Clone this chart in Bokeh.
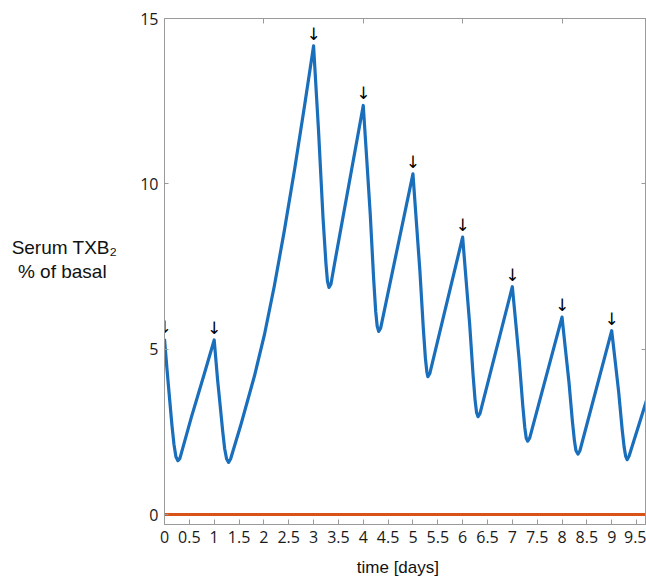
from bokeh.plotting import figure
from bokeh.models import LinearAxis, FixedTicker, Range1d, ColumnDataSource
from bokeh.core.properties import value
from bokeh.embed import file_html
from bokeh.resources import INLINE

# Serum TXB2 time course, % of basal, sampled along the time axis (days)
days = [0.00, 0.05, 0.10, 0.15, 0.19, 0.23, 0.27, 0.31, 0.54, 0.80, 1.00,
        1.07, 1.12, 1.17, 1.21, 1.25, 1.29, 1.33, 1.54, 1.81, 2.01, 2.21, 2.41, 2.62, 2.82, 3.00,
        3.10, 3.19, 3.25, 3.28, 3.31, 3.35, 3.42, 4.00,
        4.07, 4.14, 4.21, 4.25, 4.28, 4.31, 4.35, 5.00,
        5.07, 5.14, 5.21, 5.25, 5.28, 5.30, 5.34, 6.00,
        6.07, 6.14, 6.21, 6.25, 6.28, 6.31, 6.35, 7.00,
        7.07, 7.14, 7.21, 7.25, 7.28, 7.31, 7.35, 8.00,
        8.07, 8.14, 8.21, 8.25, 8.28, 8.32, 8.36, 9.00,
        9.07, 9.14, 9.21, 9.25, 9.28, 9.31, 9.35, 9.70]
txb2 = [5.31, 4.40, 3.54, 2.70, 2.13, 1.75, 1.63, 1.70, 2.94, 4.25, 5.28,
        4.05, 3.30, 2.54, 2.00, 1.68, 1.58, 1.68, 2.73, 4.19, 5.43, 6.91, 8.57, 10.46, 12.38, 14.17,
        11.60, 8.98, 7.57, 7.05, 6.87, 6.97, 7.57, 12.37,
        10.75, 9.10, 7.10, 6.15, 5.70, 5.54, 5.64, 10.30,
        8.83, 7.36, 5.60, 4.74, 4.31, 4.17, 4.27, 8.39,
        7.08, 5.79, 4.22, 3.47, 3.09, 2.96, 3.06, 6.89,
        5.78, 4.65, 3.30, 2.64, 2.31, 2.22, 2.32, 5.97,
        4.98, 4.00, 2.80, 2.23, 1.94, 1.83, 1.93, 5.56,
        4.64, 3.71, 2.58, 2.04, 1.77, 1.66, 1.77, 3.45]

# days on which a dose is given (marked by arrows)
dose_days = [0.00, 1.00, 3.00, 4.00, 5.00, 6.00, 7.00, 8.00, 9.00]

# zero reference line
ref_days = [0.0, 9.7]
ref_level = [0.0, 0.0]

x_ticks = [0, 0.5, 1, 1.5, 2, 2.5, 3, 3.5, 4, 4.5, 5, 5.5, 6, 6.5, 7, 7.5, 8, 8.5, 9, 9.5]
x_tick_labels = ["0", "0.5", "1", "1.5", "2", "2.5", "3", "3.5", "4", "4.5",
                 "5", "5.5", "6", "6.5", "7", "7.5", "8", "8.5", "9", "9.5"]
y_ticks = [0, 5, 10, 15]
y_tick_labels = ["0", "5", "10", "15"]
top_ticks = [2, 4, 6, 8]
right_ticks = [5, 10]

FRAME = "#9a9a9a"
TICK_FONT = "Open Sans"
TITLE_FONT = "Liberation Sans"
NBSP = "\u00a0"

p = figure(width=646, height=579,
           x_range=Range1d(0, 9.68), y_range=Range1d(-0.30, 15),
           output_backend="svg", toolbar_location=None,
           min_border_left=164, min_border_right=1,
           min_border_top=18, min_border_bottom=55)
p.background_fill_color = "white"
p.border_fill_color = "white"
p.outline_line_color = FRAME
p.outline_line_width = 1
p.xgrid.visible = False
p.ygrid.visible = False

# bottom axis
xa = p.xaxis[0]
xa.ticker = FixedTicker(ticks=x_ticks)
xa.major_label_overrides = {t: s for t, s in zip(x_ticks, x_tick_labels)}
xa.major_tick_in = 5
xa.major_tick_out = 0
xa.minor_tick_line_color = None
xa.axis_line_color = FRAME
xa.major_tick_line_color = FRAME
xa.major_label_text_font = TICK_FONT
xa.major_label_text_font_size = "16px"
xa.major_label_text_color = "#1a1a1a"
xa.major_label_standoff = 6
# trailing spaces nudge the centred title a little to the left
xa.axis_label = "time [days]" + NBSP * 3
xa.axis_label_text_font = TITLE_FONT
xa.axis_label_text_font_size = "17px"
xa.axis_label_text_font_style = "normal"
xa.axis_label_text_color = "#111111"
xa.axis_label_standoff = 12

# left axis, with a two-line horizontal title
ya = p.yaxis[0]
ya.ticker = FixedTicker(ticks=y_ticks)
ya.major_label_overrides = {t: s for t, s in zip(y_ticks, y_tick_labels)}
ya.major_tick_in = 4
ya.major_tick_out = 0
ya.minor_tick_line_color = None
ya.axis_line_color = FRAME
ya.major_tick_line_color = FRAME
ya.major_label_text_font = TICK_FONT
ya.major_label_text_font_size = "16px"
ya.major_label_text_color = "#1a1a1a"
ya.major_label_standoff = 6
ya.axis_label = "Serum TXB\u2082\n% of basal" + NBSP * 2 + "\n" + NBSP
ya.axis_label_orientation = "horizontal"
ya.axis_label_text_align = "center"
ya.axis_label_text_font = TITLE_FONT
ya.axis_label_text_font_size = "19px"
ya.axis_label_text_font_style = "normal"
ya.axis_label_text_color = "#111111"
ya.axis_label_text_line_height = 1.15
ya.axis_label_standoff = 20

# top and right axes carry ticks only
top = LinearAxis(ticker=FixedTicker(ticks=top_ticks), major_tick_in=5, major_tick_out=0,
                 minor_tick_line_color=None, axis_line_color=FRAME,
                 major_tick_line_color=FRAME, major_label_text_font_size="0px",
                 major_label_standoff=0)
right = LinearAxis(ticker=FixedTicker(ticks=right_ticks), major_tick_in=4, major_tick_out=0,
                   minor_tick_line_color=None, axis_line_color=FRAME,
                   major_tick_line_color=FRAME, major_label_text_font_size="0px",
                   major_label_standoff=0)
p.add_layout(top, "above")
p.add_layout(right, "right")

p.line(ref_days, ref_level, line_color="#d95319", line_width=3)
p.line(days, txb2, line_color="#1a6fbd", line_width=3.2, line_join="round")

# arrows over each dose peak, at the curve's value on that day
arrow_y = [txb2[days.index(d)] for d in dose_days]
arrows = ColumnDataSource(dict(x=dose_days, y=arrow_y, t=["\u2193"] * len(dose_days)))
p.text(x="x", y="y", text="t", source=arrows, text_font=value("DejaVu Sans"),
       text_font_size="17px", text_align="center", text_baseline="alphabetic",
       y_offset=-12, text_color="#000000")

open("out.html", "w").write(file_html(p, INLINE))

::::

#### INSTRUCTION
Working from the lines above, reproduce the material exactly and exclude its pictures.

#### RESULT OF THIS EXERCISE
Clone this chart in Bokeh.
from bokeh.plotting import figure
from bokeh.models import LinearAxis, FixedTicker, Range1d, ColumnDataSource
from bokeh.core.properties import value
from bokeh.embed import file_html
from bokeh.resources import INLINE

# Serum TXB2 time course, % of basal, sampled along the time axis (days)
days = [0.00, 0.05, 0.10, 0.15, 0.19, 0.23, 0.27, 0.31, 0.54, 0.80, 1.00,
        1.07, 1.12, 1.17, 1.21, 1.25, 1.29, 1.33, 1.54, 1.81, 2.01, 2.21, 2.41, 2.62, 2.82, 3.00,
        3.10, 3.19, 3.25, 3.28, 3.31, 3.35, 3.42, 4.00,
        4.07, 4.14, 4.21, 4.25, 4.28, 4.31, 4.35, 5.00,
        5.07, 5.14, 5.21, 5.25, 5.28, 5.30, 5.34, 6.00,
        6.07, 6.14, 6.21, 6.25, 6.28, 6.31, 6.35, 7.00,
        7.07, 7.14, 7.21, 7.25, 7.28, 7.31, 7.35, 8.00,
        8.07, 8.14, 8.21, 8.25, 8.28, 8.32, 8.36, 9.00,
        9.07, 9.14, 9.21, 9.25, 9.28, 9.31, 9.35, 9.70]
txb2 = [5.31, 4.40, 3.54, 2.70, 2.13, 1.75, 1.63, 1.70, 2.94, 4.25, 5.28,
        4.05, 3.30, 2.54, 2.00, 1.68, 1.58, 1.68, 2.73, 4.19, 5.43, 6.91, 8.57, 10.46, 12.38, 14.17,
        11.60, 8.98, 7.57, 7.05, 6.87, 6.97, 7.57, 12.37,
        10.75, 9.10, 7.10, 6.15, 5.70, 5.54, 5.64, 10.30,
        8.83, 7.36, 5.60, 4.74, 4.31, 4.17, 4.27, 8.39,
        7.08, 5.79, 4.22, 3.47, 3.09, 2.96, 3.06, 6.89,
        5.78, 4.65, 3.30, 2.64, 2.31, 2.22, 2.32, 5.97,
        4.98, 4.00, 2.80, 2.23, 1.94, 1.83, 1.93, 5.56,
        4.64, 3.71, 2.58, 2.04, 1.77, 1.66, 1.77, 3.45]

# days on which a dose is given (marked by arrows)
dose_days = [0.00, 1.00, 3.00, 4.00, 5.00, 6.00, 7.00, 8.00, 9.00]

# zero reference line
ref_days = [0.0, 9.7]
ref_level = [0.0, 0.0]

x_ticks = [0, 0.5, 1, 1.5, 2, 2.5, 3, 3.5, 4, 4.5, 5, 5.5, 6, 6.5, 7, 7.5, 8, 8.5, 9, 9.5]
x_tick_labels = ["0", "0.5", "1", "1.5", "2", "2.5", "3", "3.5", "4", "4.5",
                 "5", "5.5", "6", "6.5", "7", "7.5", "8", "8.5", "9", "9.5"]
y_ticks = [0, 5, 10, 15]
y_tick_labels = ["0", "5", "10", "15"]
top_ticks = [2, 4, 6, 8]
right_ticks = [5, 10]

FRAME = "#9a9a9a"
TICK_FONT = "Open Sans"
TITLE_FONT = "Liberation Sans"
NBSP = "\u00a0"

p = figure(width=646, height=579,
           x_range=Range1d(0, 9.68), y_range=Range1d(-0.30, 15),
           output_backend="svg", toolbar_location=None,
           min_border_left=164, min_border_right=1,
           min_border_top=18, min_border_bottom=55)
p.background_fill_color = "white"
p.border_fill_color = "white"
p.outline_line_color = FRAME
p.outline_line_width = 1
p.xgrid.visible = False
p.ygrid.visible = False

# bottom axis
xa = p.xaxis[0]
xa.ticker = FixedTicker(ticks=x_ticks)
xa.major_label_overrides = {t: s for t, s in zip(x_ticks, x_tick_labels)}
xa.major_tick_in = 5
xa.major_tick_out = 0
xa.minor_tick_line_color = None
xa.axis_line_color = FRAME
xa.major_tick_line_color = FRAME
xa.major_label_text_font = TICK_FONT
xa.major_label_text_font_size = "16px"
xa.major_label_text_color = "#1a1a1a"
xa.major_label_standoff = 6
# trailing spaces nudge the centred title a little to the left
xa.axis_label = "time [days]" + NBSP * 3
xa.axis_label_text_font = TITLE_FONT
xa.axis_label_text_font_size = "17px"
xa.axis_label_text_font_style = "normal"
xa.axis_label_text_color = "#111111"
xa.axis_label_standoff = 12

# left axis, with a two-line horizontal title
ya = p.yaxis[0]
ya.ticker = FixedTicker(ticks=y_ticks)
ya.major_label_overrides = {t: s for t, s in zip(y_ticks, y_tick_labels)}
ya.major_tick_in = 4
ya.major_tick_out = 0
ya.minor_tick_line_color = None
ya.axis_line_color = FRAME
ya.major_tick_line_color = FRAME
ya.major_label_text_font = TICK_FONT
ya.major_label_text_font_size = "16px"
ya.major_label_text_color = "#1a1a1a"
ya.major_label_standoff = 6
ya.axis_label = "Serum TXB\u2082\n% of basal" + NBSP * 2 + "\n" + NBSP
ya.axis_label_orientation = "horizontal"
ya.axis_label_text_align = "center"
ya.axis_label_text_font = TITLE_FONT
ya.axis_label_text_font_size = "19px"
ya.axis_label_text_font_style = "normal"
ya.axis_label_text_color = "#111111"
ya.axis_label_text_line_height = 1.15
ya.axis_label_standoff = 20

# top and right axes carry ticks only
top = LinearAxis(ticker=FixedTicker(ticks=top_ticks), major_tick_in=5, major_tick_out=0,
                 minor_tick_line_color=None, axis_line_color=FRAME,
                 major_tick_line_color=FRAME, major_label_text_font_size="0px",
                 major_label_standoff=0)
right = LinearAxis(ticker=FixedTicker(ticks=right_ticks), major_tick_in=4, major_tick_out=0,
                   minor_tick_line_color=None, axis_line_color=FRAME,
                   major_tick_line_color=FRAME, major_label_text_font_size="0px",
                   major_label_standoff=0)
p.add_layout(top, "above")
p.add_layout(right, "right")

p.line(ref_days, ref_level, line_color="#d95319", line_width=3)
p.line(days, txb2, line_color="#1a6fbd", line_width=3.2, line_join="round")

# arrows over each dose peak, at the curve's value on that day
arrow_y = [txb2[days.index(d)] for d in dose_days]
arrows = ColumnDataSource(dict(x=dose_days, y=arrow_y, t=["\u2193"] * len(dose_days)))
p.text(x="x", y="y", text="t", source=arrows, text_font=value("DejaVu Sans"),
       text_font_size="17px", text_align="center", text_baseline="alphabetic",
       y_offset=-12, text_color="#000000")

open("out.html", "w").write(file_html(p, INLINE))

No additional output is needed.